▶ [WHAT TO PRODUCE]: Retype only what runs from the first line of the listing to the line holding "ref.current.replaceChildren();", both included. Do not retype the pictures.

▶ [PROVIDED DATA]:

- - - - -

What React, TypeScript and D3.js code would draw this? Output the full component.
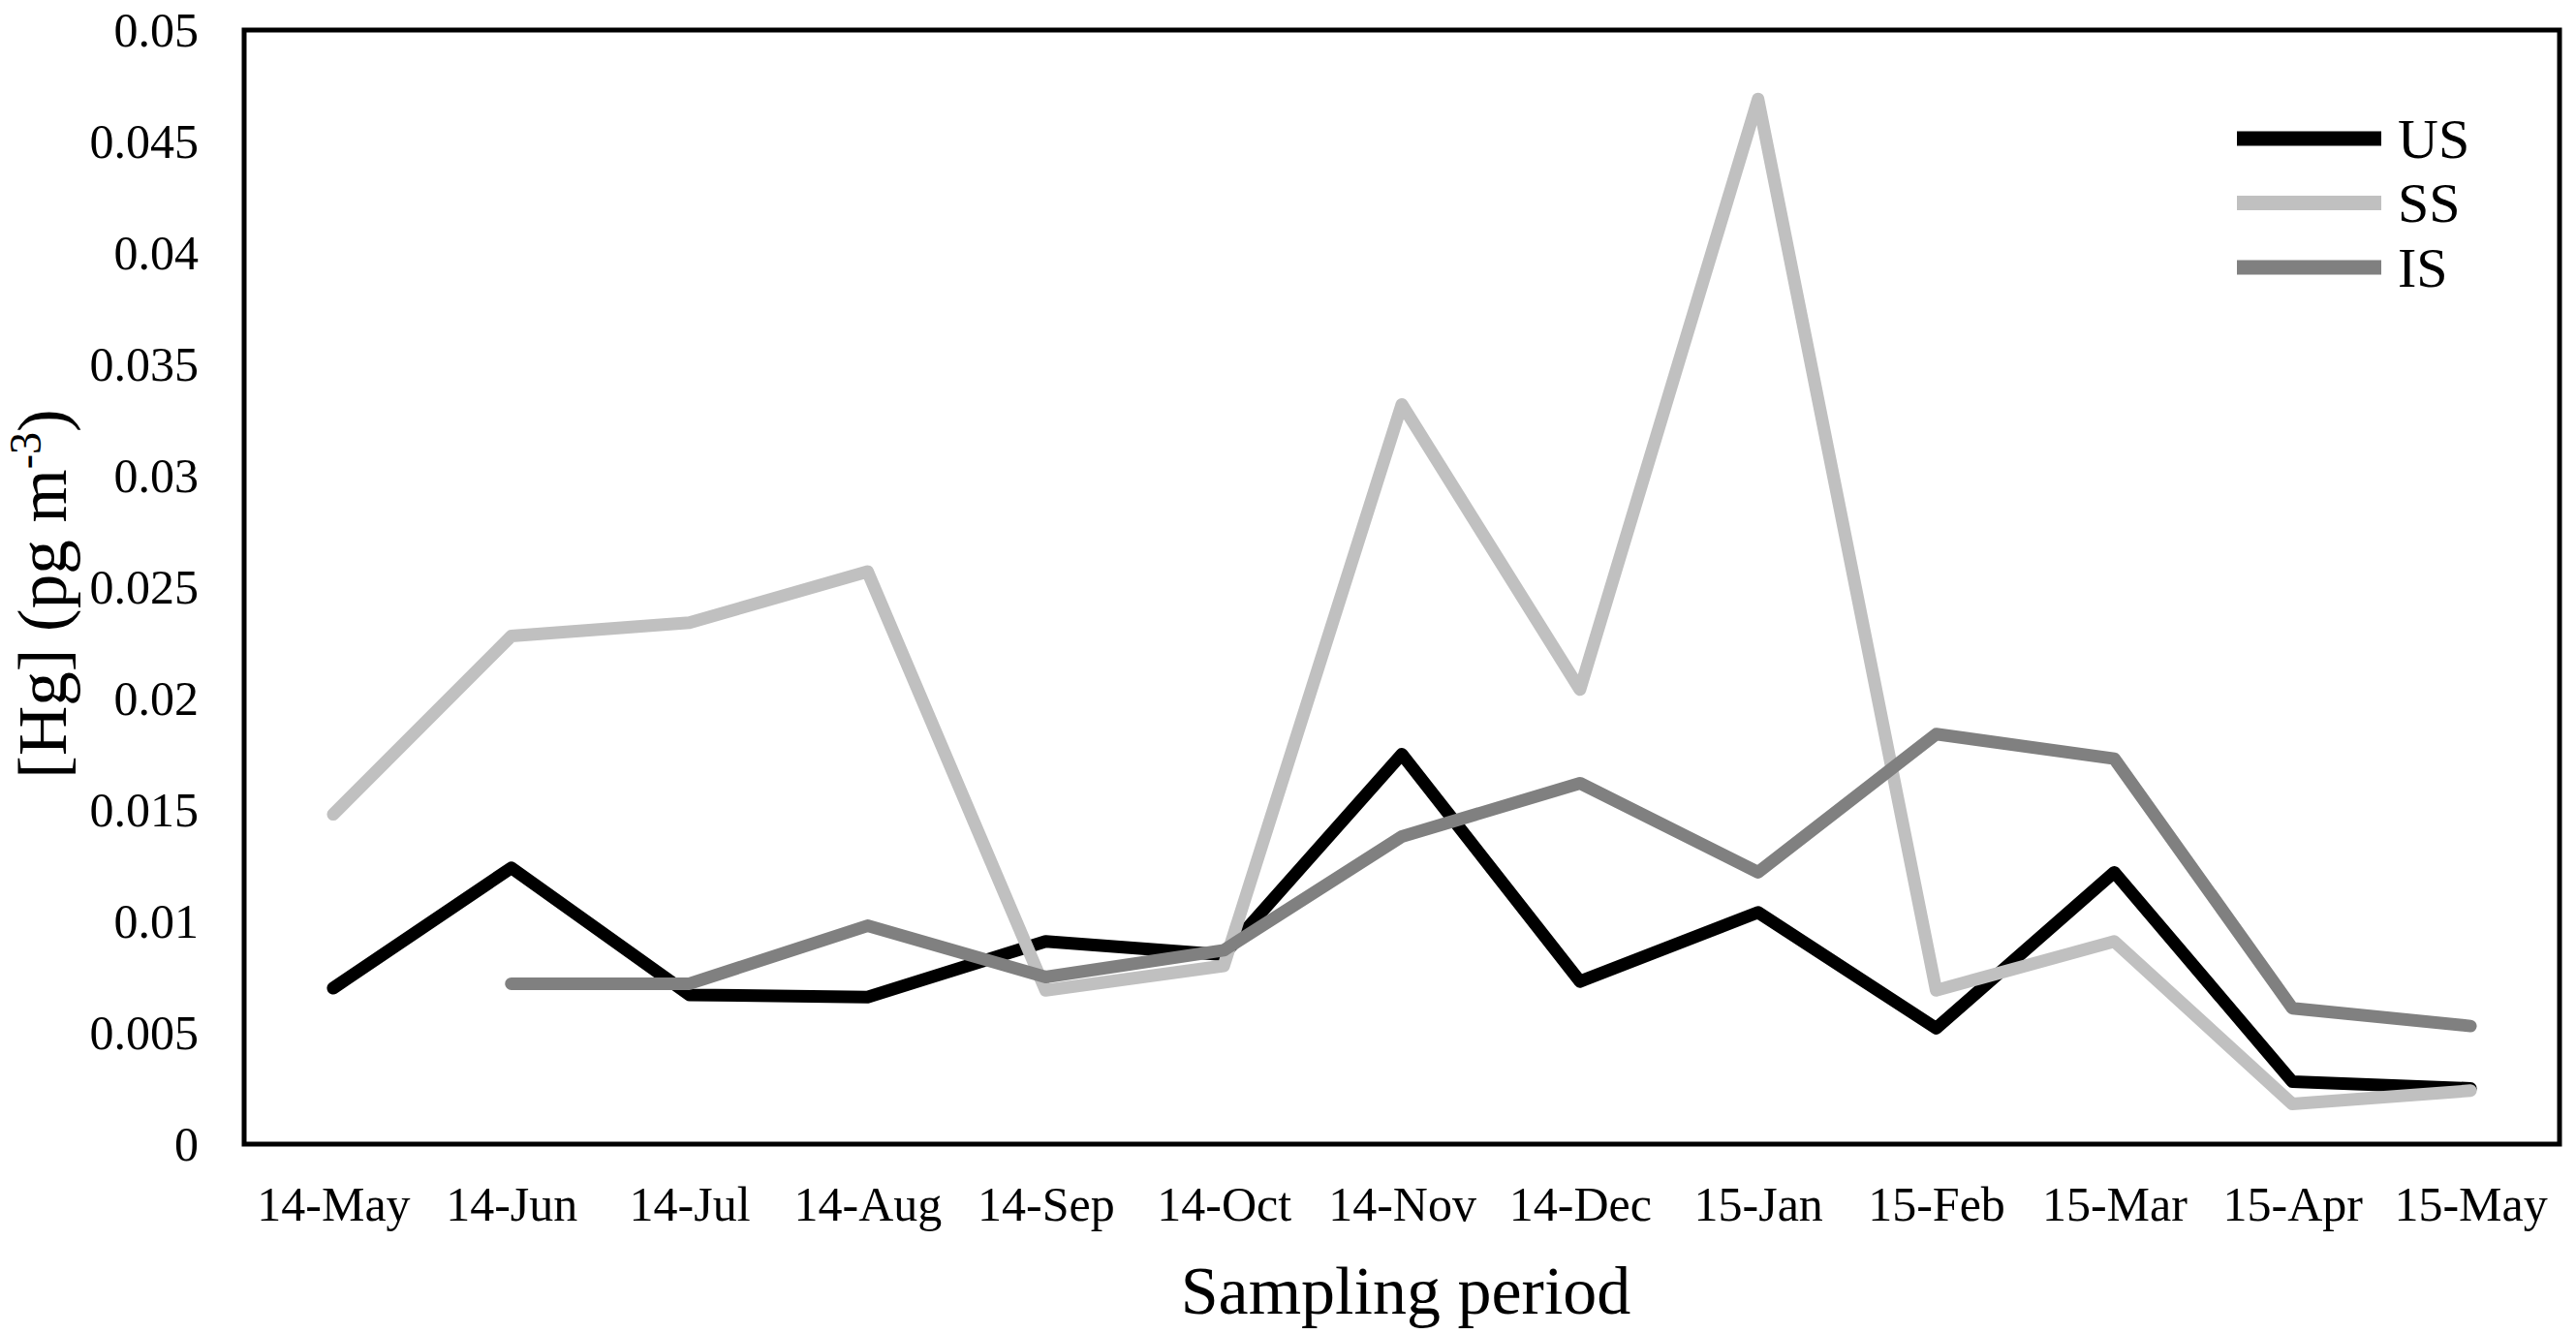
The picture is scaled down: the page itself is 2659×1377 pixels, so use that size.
import { axisBottom, axisLeft, line, scaleLinear, scalePoint, select } from 'd3';
import React, { useEffect, useRef } from 'react';

const WIDTH = 2659;
const HEIGHT = 1377;
const PLOT_LEFT = 252;
const PLOT_RIGHT = 2642;
const PLOT_TOP = 31;
const PLOT_BOTTOM = 1181;
const FONT = '"Liberation Serif", "Times New Roman", serif';

const categories = [
  '14-May', '14-Jun', '14-Jul', '14-Aug', '14-Sep', '14-Oct', '14-Nov',
  '14-Dec', '15-Jan', '15-Feb', '15-Mar', '15-Apr', '15-May',
];

const usValues = [
  0.007, 0.0124, 0.0067, 0.0066, 0.0091, 0.0085, 0.0175,
  0.0073, 0.0104, 0.0052, 0.0122, 0.0028, 0.0025,
];
const ssValues = [
  0.0148, 0.0228, 0.0234, 0.0257, 0.0069, 0.008, 0.0332,
  0.0204, 0.0469, 0.0069, 0.0091, 0.0018, 0.0024,
];
const isValues: (number | null)[] = [
  null, 0.0072, 0.0072, 0.0098, 0.0075, 0.0087, 0.0138,
  0.0162, 0.0122, 0.0184, 0.0173, 0.0061, 0.0053,
];

const seriesNames = ['US', 'SS', 'IS'];
const seriesColors = ['#000000', '#c0c0c0', '#808080'];

const yTicks = [0, 0.005, 0.01, 0.015, 0.02, 0.025, 0.03, 0.035, 0.04, 0.045, 0.05];
const yTickLabels = ['0', '0.005', '0.01', '0.015', '0.02', '0.025', '0.03', '0.035', '0.04', '0.045', '0.05'];

const App = (): JSX.Element => {
  const ref = useRef<SVGSVGElement>(null);

  useEffect(() => {
    if (ref.current === null) return;
    document.body.style.margin = '0';
    ref.current.replaceChildren();

    const x = scalePoint<string>()
      .domain(categories)
      .range([PLOT_LEFT, PLOT_RIGHT])
      .padding(0.5);
    const y = scaleLinear().domain([0, 0.05]).range([PLOT_BOTTOM, PLOT_TOP]);

    const svg = select(ref.current)
      .attr('width', WIDTH)
      .attr('height', HEIGHT)
      .attr('viewBox', [0, 0, WIDTH, HEIGHT])
      .style('display', 'block')
      .style('background', '#fff');

    // y-axis labels (no ticks, no domain)
    svg
      .append('g')
      .attr('transform', `translate(${PLOT_LEFT}, 0)`)
      .call(
        axisLeft(y)
          .tickValues(yTicks)
          .tickSize(0)
          .tickPadding(47)
          .tickFormat((_, i) => yTickLabels[i]),
      )
      .call((g) => g.select('.domain').remove())
      .call((g) => g.selectAll('text').attr('font-family', FONT).attr('font-size', 50).attr('fill', '#000'));

    // x-axis labels
    svg
      .append('g')
      .attr('transform', `translate(0, ${PLOT_BOTTOM})`)
      .call(axisBottom(x).tickSize(0).tickPadding(43))
      .call((g) => g.select('.domain').remove())
      .call((g) => g.selectAll('text').attr('font-family', FONT).attr('font-size', 50).attr('fill', '#000'));

    // series lines
    const series = [usValues, ssValues, isValues];
    const path = line<number | null>()
      .defined((d) => d !== null)
      .x((_, i) => x(categories[i]) as number)
      .y((d) => y(d as number));

    svg
      .append('g')
      .selectAll('path')
      .data(series)
      .join('path')
      .attr('d', (d) => path(d))
      .attr('fill', 'none')
      .attr('stroke', (_, i) => seriesColors[i])
      .attr('stroke-width', 13)
      .attr('stroke-linejoin', 'round')
      .attr('stroke-linecap', 'round');

    // plot frame
    svg
      .append('rect')
      .attr('x', PLOT_LEFT)
      .attr('y', PLOT_TOP)
      .attr('width', PLOT_RIGHT - PLOT_LEFT)
      .attr('height', PLOT_BOTTOM - PLOT_TOP)
      .attr('fill', 'none')
      .attr('stroke', '#000')
      .attr('stroke-width', 5);

    // legend
    const legend = svg
      .append('g')
      .selectAll('g')
      .data(seriesNames)
      .join('g')
      .attr('transform', (_, i) => `translate(2309, ${143 + i * 66.5})`);
    legend
      .append('line')
      .attr('x1', 0)
      .attr('x2', 149)
      .attr('stroke', (_, i) => seriesColors[i])
      .attr('stroke-width', 15);
    legend
      .append('text')
      .attr('x', 166)
      .attr('dy', '0.34em')
      .attr('font-family', FONT)
      .attr('font-size', 58)
      .text((d) => d);

    // axis titles
    svg
      .append('text')
      .attr('x', (PLOT_LEFT + PLOT_RIGHT) / 2 + 4)
      .attr('y', 1356)
      .attr('text-anchor', 'middle')
      .attr('font-family', FONT)
      .attr('font-size', 70)
      .text('Sampling period');

    const yTitle = svg
      .append('text')
      .attr('transform', `translate(68, 613) rotate(-90)`)
      .attr('text-anchor', 'middle')
      .attr('font-family', FONT)
      .attr('font-size', 71);
    yTitle.append('tspan').text('[Hg] (pg m');
    yTitle.append('tspan').attr('font-size', 46).attr('dy', -26).text('-3');
    yTitle.append('tspan').attr('dy', 26).text(')');
  }, [ref]);

  return <svg ref={ref} />;
};

export default App;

- - - - -

▶ [THE ANSWER]:
What React, TypeScript and D3.js code would draw this? Output the full component.
The picture is scaled down: the page itself is 2659×1377 pixels, so use that size.
import { axisBottom, axisLeft, line, scaleLinear, scalePoint, select } from 'd3';
import React, { useEffect, useRef } from 'react';

const WIDTH = 2659;
const HEIGHT = 1377;
const PLOT_LEFT = 252;
const PLOT_RIGHT = 2642;
const PLOT_TOP = 31;
const PLOT_BOTTOM = 1181;
const FONT = '"Liberation Serif", "Times New Roman", serif';

const categories = [
  '14-May', '14-Jun', '14-Jul', '14-Aug', '14-Sep', '14-Oct', '14-Nov',
  '14-Dec', '15-Jan', '15-Feb', '15-Mar', '15-Apr', '15-May',
];

const usValues = [
  0.007, 0.0124, 0.0067, 0.0066, 0.0091, 0.0085, 0.0175,
  0.0073, 0.0104, 0.0052, 0.0122, 0.0028, 0.0025,
];
const ssValues = [
  0.0148, 0.0228, 0.0234, 0.0257, 0.0069, 0.008, 0.0332,
  0.0204, 0.0469, 0.0069, 0.0091, 0.0018, 0.0024,
];
const isValues: (number | null)[] = [
  null, 0.0072, 0.0072, 0.0098, 0.0075, 0.0087, 0.0138,
  0.0162, 0.0122, 0.0184, 0.0173, 0.0061, 0.0053,
];

const seriesNames = ['US', 'SS', 'IS'];
const seriesColors = ['#000000', '#c0c0c0', '#808080'];

const yTicks = [0, 0.005, 0.01, 0.015, 0.02, 0.025, 0.03, 0.035, 0.04, 0.045, 0.05];
const yTickLabels = ['0', '0.005', '0.01', '0.015', '0.02', '0.025', '0.03', '0.035', '0.04', '0.045', '0.05'];

const App = (): JSX.Element => {
  const ref = useRef<SVGSVGElement>(null);

  useEffect(() => {
    if (ref.current === null) return;
    document.body.style.margin = '0';
    ref.current.replaceChildren();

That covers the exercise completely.